> DATA:

▶

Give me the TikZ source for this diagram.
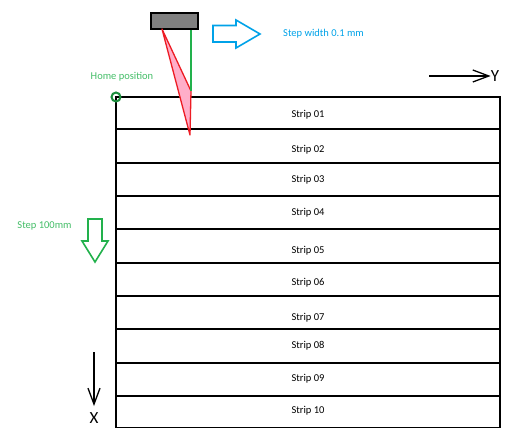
\documentclass[tikz,border=0pt]{standalone}
\usepackage{fontspec}
\setmainfont{Carlito}
\usepackage{xcolor}
\usetikzlibrary{arrows.meta}
\definecolor{paintblue}{RGB}{0,162,232}
\definecolor{paintgreen}{RGB}{34,177,76}
\definecolor{paintred}{RGB}{237,28,36}
\definecolor{paintpink}{RGB}{255,174,201}
\tikzstyle{strip} = [draw=black, line width=1.7pt]
\tikzstyle{firststrip} = [draw=black, line width=2.6pt]
\tikzstyle{smalltext} = [font=\fontsize{10.5}{12}\selectfont, inner sep=1pt]
\tikzstyle{axislabel} = [font=\fontsize{17}{19}\selectfont, inner sep=0pt]
\tikzstyle{axis} = [draw=black, line width=1.3pt,
-{Straight Barb[length=16pt, width=12pt, line width=1.3pt]}]
\tikzstyle{hollow} = [line width=1.6pt, fill=white, line join=miter]

\begin{document}
\begin{tikzpicture}[x=1pt, y=-1pt]
        \useasboundingbox (0,0) rectangle (514,428);
        \foreach \i/\top/\bot/\ty in {02/129/163/150, 03/163/196/180, 04/196/229/213,
            05/229/263/251, 06/263/296/283, 07/296/329/318, 08/329/363/346,
            09/363/396/379, 10/396/428/411}{
            \draw[strip] (116,\top) rectangle (500,\bot);
            \node[smalltext] (strip\i) at (308,\ty) {Strip \i};
        }
        \draw[firststrip] (116,97) rectangle (500,129);
        \node[smalltext] (strip01) at (308,115) {Strip 01};

        \node[draw=black, line width=1.8pt, fill=black!50, minimum width=47pt,
            minimum height=16pt, inner sep=0pt] (head) at (174.5,21) {};
        \coordinate (beamtop) at (162,29);
        \coordinate (spot) at (191,91);
        \coordinate (focus) at (190,135);
        \filldraw[draw=paintred, fill=paintpink, line width=1.3pt, line join=round]
            (beamtop) -- (spot) -- (focus) -- cycle;
        \draw[paintgreen, line width=1.3pt] (head.south -| spot) -- (spot);

        \node[circle, draw=paintgreen!80!black, line width=2pt, minimum size=9pt,
            inner sep=0pt] (home) at (116,97) {};
        \node[smalltext, text=paintgreen!85!white] (homelabel) at (122,77) {Home position};

        \draw[hollow, draw=paintblue] (213,25.5) -- (236,25.5) -- (236,20) -- (260,34)
            -- (236,48) -- (236,42) -- (213,42) -- cycle;
        \node[smalltext, text=paintblue] (stepwidth) at (323.5,34) {Step width 0.1 mm};

        \draw[hollow, draw=paintgreen] (88,219) -- (102,219) -- (102,241) -- (108,241)
            -- (95,262) -- (82,241) -- (88,241) -- cycle;
        \node[smalltext, text=paintgreen!85!white] (stepdown) at (44.5,226) {Step 100mm};

        \coordinate (ystart) at (429,76);
        \node[axislabel] (ylabel) at (495,76) {Y};
        \draw[axis] (ystart) -- (ylabel.west);
        \coordinate (xstart) at (94,352);
        \coordinate (xend) at (94,406);
        \node[axislabel] (xlabel) at (94,418) {X};
        \draw[axis] (xstart) -- (xend);
    \end{tikzpicture}
\end{document}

◀

Reproduce the material above from its first line through the line containing "fill=white, line join=miter]", both ends included, and skip every picture.

Give me the TikZ source for this diagram.
\documentclass[tikz,border=0pt]{standalone}
\usepackage{fontspec}
\setmainfont{Carlito}
\usepackage{xcolor}
\usetikzlibrary{arrows.meta}
\definecolor{paintblue}{RGB}{0,162,232}
\definecolor{paintgreen}{RGB}{34,177,76}
\definecolor{paintred}{RGB}{237,28,36}
\definecolor{paintpink}{RGB}{255,174,201}
\tikzstyle{strip} = [draw=black, line width=1.7pt]
\tikzstyle{firststrip} = [draw=black, line width=2.6pt]
\tikzstyle{smalltext} = [font=\fontsize{10.5}{12}\selectfont, inner sep=1pt]
\tikzstyle{axislabel} = [font=\fontsize{17}{19}\selectfont, inner sep=0pt]
\tikzstyle{axis} = [draw=black, line width=1.3pt,
-{Straight Barb[length=16pt, width=12pt, line width=1.3pt]}]
\tikzstyle{hollow} = [line width=1.6pt, fill=white, line join=miter]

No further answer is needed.